Scanning represents a common class of algorithms that is widely used by programmers. In this assignment you will write a scanner. The project will utilize your knowledge of finite state machines and text files.
Scanners process test by translating a stream of input characters into tokens. Each token represents a contiguous group of characters. For example, the scanner in a compiler would input the following line of Java
while (myInt > 1000)
and discover the following six tokens:
1) the keyword while
2) the left paren
3) the variable name myInt
4) the less than symbol
5) the integer 1000
6) the right paren
Write a scanner that translates logical expressions. There are many different notations for logical expressions. For example, Java uses the constants "true" and "false", while philosophers often abbreviate these as "T" and "F" and Boolean algebraists use "1" and "0". Your scanner is going to produce logical expressions in a compact form that uses one symbol per constant and one symbol per operator. Below is a table of all of the allowable output symbol tokens, and associated logical semantics, for your scanner.
Token
|
Meaning
|
T
|
logical value of TRUE
|
F
|
logical value of FALSE
|
~
|
NOT operator
|
^
|
AND operator
|
V
|
inclusive OR operator
|
x
|
exclusive or (XOR) operator
|
>
|
IMPLIES operator
|
=
|
EQUIVALENCE operator
|
(
|
a left paren
|
)
|
a right paren
|
?
|
this symbol denotes a syntax error
|
The program needs to be more flexible in the acceptable form of the syntax that is translated. FOr example, unlimited blanks are permitted (but not required) before, after or between tokens. No blanks will result in the output. The permissible input tokens prior to translation are explained below:
TRUE value -- any unsigned integer with an odd value
FALSE value -- any unsigned integer with an even value
NOT -- #
!
AND -- &
*
OR -- +
XOR -- <>
!=
IMPLIES -- =>
any string of zero or more consecutive dashes (-) followed by a > symbol
EQUIVALENCE -- =
==
left paren - (
right paren -- )
Note that all of the preceding notations are used in some settings for the associated tokens, but these particular tokens were selected in order to work better with FSMs. Anything other than what was described should be considered incorrect syntax and result in a ? symbol for a token.
You will be graded largely on how effectively you utilize a finite state machine and the associated table-driven code to solve this problem. You should view the problem as an FSM that scans one character at a time in order to transition from state to state. Each state transition has one of three associated actions:
1) add another token to the output string
2) read another character
3) add another token to the output string AND read another character.

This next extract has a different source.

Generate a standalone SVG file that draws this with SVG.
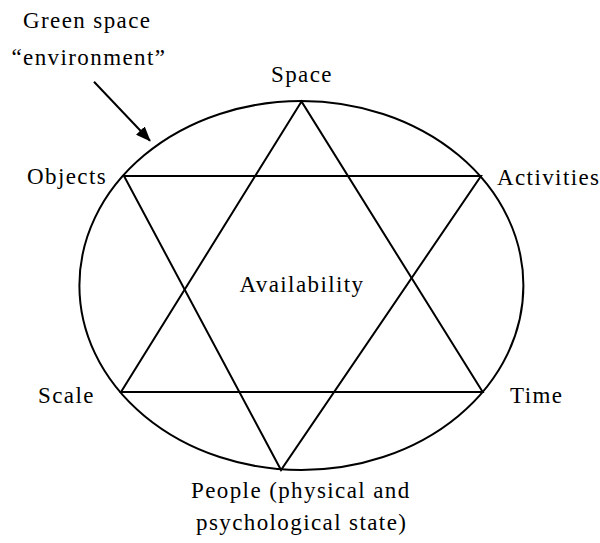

Since the "add another token" action does not always add the same token, it is helpful to view your FSM as using three, rather than two, tables -- namely, a next state table, an action table and an output token table. Also, when building these tables you can take advantage of the fact that all valid input characters fall in the range from a blank to the greater than character.
Your final submission also needs to follow these guidelines:
1) You are reuired to submit a graphical representation (states with labeled arcs) to describe your FSM.
2) The FSM tables must be read from a text file that is included with your src folder files when you submit the program.
3) The input string to be tokenized must be read from a text file and you must use a JFileChooser object to allow the user to select this input file.
4) The output sequence of tokens must be displayed in a JFrame that pops upt when your program completes the scan.